6. Ignoring painted, oily, or galvanized materials
Cutting coated or oily metal can produce additional fumes, odor, or sticky residue. This may affect filter life and exhaust treatment requirements.
7. Weak extraction from the cutting table
If the cutting table extraction design is poor, smoke may escape before entering the airflow. A larger collector cannot fully fix poor source capture.
8. Insufficient maintenance access
Filters, dust drawers, spark control components, and electrical controls should be easy to inspect and clean. Metal cutting dust can build up quickly if maintenance is difficult.
Information Needed for Quotation
To recommend a suitable metal cutting or laser fume extraction system, please provide the following information.
Basic Project Information
- Cutting process: laser, plasma, oxy-fuel, manual, or robotic cutting
- Machine model or cutting table size
- Number of cutting machines
- Working hours per day
- Indoor or outdoor placement
- Available space for the dust collector
- Required airflow, if known
- Power supply voltage and frequency
Material and Dust Information
- Material type: carbon steel, stainless steel, aluminum, galvanized steel, painted metal, etc.

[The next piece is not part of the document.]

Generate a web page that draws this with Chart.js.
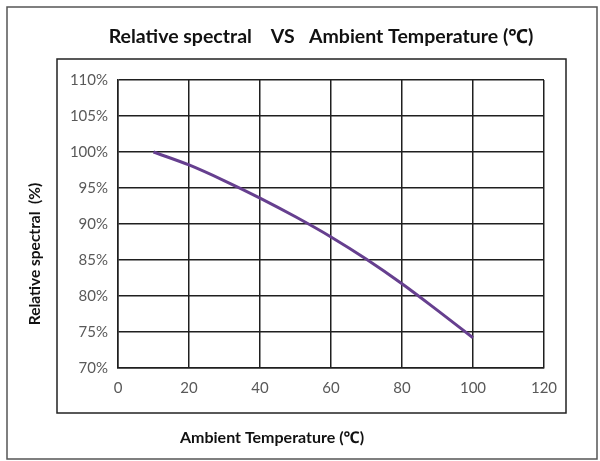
<!DOCTYPE html>
<html>
<head>
<meta charset="utf-8">
<script src="https://cdn.jsdelivr.net/npm/chart.js@4"></script>
<style>
  html, body { margin: 0; padding: 0; background: #fff; }
  #wrap { width: 600px; height: 461px; }
</style>
</head>
<body>
<div id="wrap"><canvas id="grafico" width="600" height="461"></canvas></div>
<script>
// valores
const temperaturas = [10, 20, 30, 40, 50, 60, 70, 80, 90, 100];
const relativo = [100, 98.2, 96.0, 93.6, 91.0, 88.2, 85.1, 81.7, 78.0, 74.2];

const tituloPrincipal = 'Relative spectral    VS   Ambient Temperature (\u2103)';
const tituloX = 'Ambient Temperature (\u2103)';
const tituloY = 'Relative spectral  (%)';

const fonte = 'Lato, "Noto Sans", "DejaVu Sans", sans-serif';

const molduras = {
    id: 'molduras',
    beforeDraw(chart) {
        const ctx = chart.ctx;
        ctx.save();
        ctx.fillStyle = '#fff';
        ctx.fillRect(0, 0, chart.width, chart.height);
        ctx.strokeStyle = '#555';
        ctx.lineWidth = 1.5;
        ctx.strokeRect(7, 7, 590, 452);
        ctx.strokeStyle = '#222';
        ctx.strokeRect(57, 59, 509, 354);
        ctx.restore();
    },
    afterDraw(chart) {
        const ctx = chart.ctx;
        ctx.save();
        ctx.fillStyle = '#111';
        ctx.textAlign = 'center';
        ctx.textBaseline = 'middle';
        ctx.font = 'bold 19.5px ' + fonte;
        ctx.fillText(tituloPrincipal, 321, 37);
        ctx.font = 'bold 16px ' + fonte;
        ctx.fillText(tituloX, 272, 438);
        ctx.translate(35, 254);
        ctx.rotate(-Math.PI / 2);
        ctx.font = 'bold 15.5px ' + fonte;
        ctx.fillText(tituloY, 0, 0);
        ctx.restore();
    }
};

new Chart(document.getElementById('grafico'), {
    type: 'line',
    data: {
        datasets: [{
            data: temperaturas.map((t, i) => ({ x: t, y: relativo[i] })),
            borderColor: '#663f8f',
            borderWidth: 3,
            pointRadius: 0,
            tension: 0.4,
            cubicInterpolationMode: 'monotone',
            fill: false
        }]
    },
    options: {
        responsive: false,
        animation: false,
        layout: { padding: { left: 0, top: 80, right: 56, bottom: 0 } },
        plugins: {
            legend: { display: false },
            title: { display: false },
            tooltip: { enabled: false }
        },
        scales: {
            x: {
                type: 'linear',
                min: 0,
                max: 120,
                afterFit: (s) => { s.height = 93; },
                ticks: {
                    stepSize: 20,
                    padding: 11,
                    color: '#595959',
                    font: { family: fonte, size: 15 }
                },
                grid: { color: '#1f1f1f', lineWidth: 1.5, drawTicks: false },
                border: { color: '#1f1f1f', width: 1.5 }
            },
            y: {
                min: 70,
                max: 110,
                afterFit: (s) => { s.width = 118; },
                ticks: {
                    stepSize: 5,
                    padding: 10,
                    color: '#595959',
                    font: { family: fonte, size: 15 },
                    callback: (v) => v + '%'
                },
                grid: { color: '#1f1f1f', lineWidth: 1.5, drawTicks: false },
                border: { color: '#1f1f1f', width: 1.5 }
            }
        }
    },
    plugins: [molduras]
});
</script>
</body>
</html>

- Material thickness range
- Cutting speed or production frequency
- Whether sparks are visible during cutting
- Whether the material surface has oil, paint, coating, or rust
- Whether combustible metal dust may be present
- Whether odor or smoke is a major concern
- Dust load: light, medium, or heavy
System Requirements
- Preferred collector type, if any
- Required emission standard, if any
- Whether fire or explosion protection is required
- Whether fan and electrical control cabinet are required
- Preferred dust discharge method
- Photos or layout drawings of the cutting machine
- Existing extraction table design, if available
If you are not sure about the required airflow, you can send the cutting table size, material type, cutting process, and photos of the machine. We can help make an initial equipment selection based on the application.
FAQs
What type of dust collector is suitable for laser cutting? A cartridge dust collector is usually suitable for laser cutting fume extraction because laser cutting produces fine smoke and metal fume. The collector should use suitable filter media and pulse-jet cleaning.

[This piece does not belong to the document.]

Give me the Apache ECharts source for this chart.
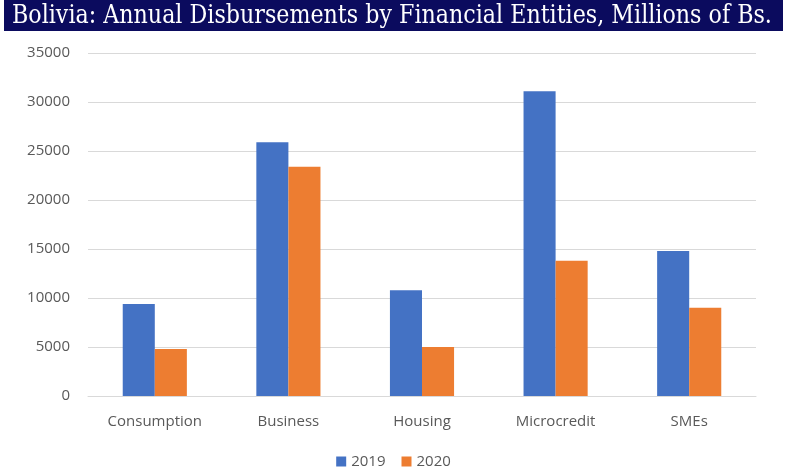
<!DOCTYPE html>
<html>
<head>
<meta charset="utf-8">
<script src="https://cdn.jsdelivr.net/npm/echarts@6/dist/echarts.min.js"></script>
<style>
  html, body { margin: 0; padding: 0; background: #fff; }
  #chart { width: 787px; height: 474px; }
</style>
</head>
<body>
<div id="chart"></div>
<script>
// data
const categories = ['Consumption', 'Business', 'Housing', 'Microcredit', 'SMEs'];
const values2019 = [9400, 25900, 10800, 31100, 14800];
const values2020 = [4800, 23400, 5000, 13800, 9000];

const titleText = 'Bolivia: Annual Disbursements by Financial Entities, Millions of Bs.';
const titleFamily = '"DejaVu Serif", serif';

// fit the title into the dark band (about 763px wide)
const ctx = document.createElement('canvas').getContext('2d');
ctx.font = '20px ' + titleFamily;
const titleSize = Math.floor(20 * 763 / ctx.measureText(titleText).width * 10) / 10;

const chart = echarts.init(document.getElementById('chart'));
const option = {
  animation: false,
  graphic: [
    {
      type: 'rect',
      shape: { x: 4, y: 0, width: 779, height: 31 },
      style: { fill: '#0b0b5e' }
    },
    {
      type: 'text',
      x: 12,
      y: 16,
      scaleY: 1.15,
      style: {
        text: titleText,
        fill: '#ffffff',
        font: titleSize + 'px ' + titleFamily,
        verticalAlign: 'middle'
      }
    }
  ],
  legend: {
    bottom: 0,
    left: 'center',
    itemWidth: 10,
    itemHeight: 10,
    itemGap: 16,
    icon: 'rect',
    textStyle: { color: '#595959', fontSize: 15, fontFamily: 'Open Sans' },
    data: ['2019', '2020']
  },
  grid: { left: 88, right: 31, top: 53, bottom: 78 },
  xAxis: {
    type: 'category',
    data: categories,
    axisLine: { lineStyle: { color: '#d9d9d9' } },
    axisTick: { show: false },
    axisLabel: { color: '#595959', fontSize: 15, fontFamily: 'Open Sans', margin: 18 }
  },
  yAxis: {
    type: 'value',
    min: 0,
    max: 35000,
    interval: 5000,
    axisLine: { show: false },
    axisTick: { show: false },
    splitLine: { lineStyle: { color: '#d9d9d9' } },
    axisLabel: {
      color: '#595959', fontSize: 15, fontFamily: 'Open Sans', margin: 18,
      formatter: v => String(v)
    }
  },
  series: [
    {
      name: '2019',
      type: 'bar',
      data: values2019,
      itemStyle: { color: '#4472c4' },
      barGap: '0%',
      barCategoryGap: '52%'
    },
    {
      name: '2020',
      type: 'bar',
      data: values2020,
      itemStyle: { color: '#ed7d31' }
    }
  ]
};
chart.setOption(option);
</script>
</body>
</html>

Is a baghouse dust collector suitable for metal cutting? A baghouse dust collector can be suitable for large airflow systems, multiple cutting machines, or heavy dust load applications such as plasma or oxy-fuel cutting. For a single laser cutting table, a cartridge collector is often more compact.
Do laser cutting machines need fume extraction? Yes. Laser cutting produces fine metal fume, smoke, and oxide particles. A fume extraction system helps capture these emissions close to the cutting source and filter them before discharge.
How do I choose airflow for a laser cutting dust collector? Airflow depends on cutting table size, extraction zone design, material type, cutting speed, plate thickness, and fume load. If the table uses sectional extraction, the airflow should be calculated based on the active extraction zone.
Can a cyclone be used for laser cutting fume? A cyclone is not enough for fine laser fume. It may be used as a pre-separator for coarse particles or cutting slag, but final filtration should normally use a cartridge or baghouse dust collector.
Should spark protection be considered? Yes, especially for plasma cutting, oxy-fuel cutting, and laser cutting processes where hot particles may enter the extraction system. Spark control or pre-separation should be reviewed before final selection.
What filter media is used for metal cutting fume? Filter media depends on the dust properties and risk level. Flame-retardant, anti-static, or surface-treated filter cartridges may be considered for metal cutting applications.
What information is needed before quotation? Important information includes cutting process, cutting table size, material type, material thickness, number of machines, operating hours, spark condition, required airflow, and whether fire or explosion protection is required.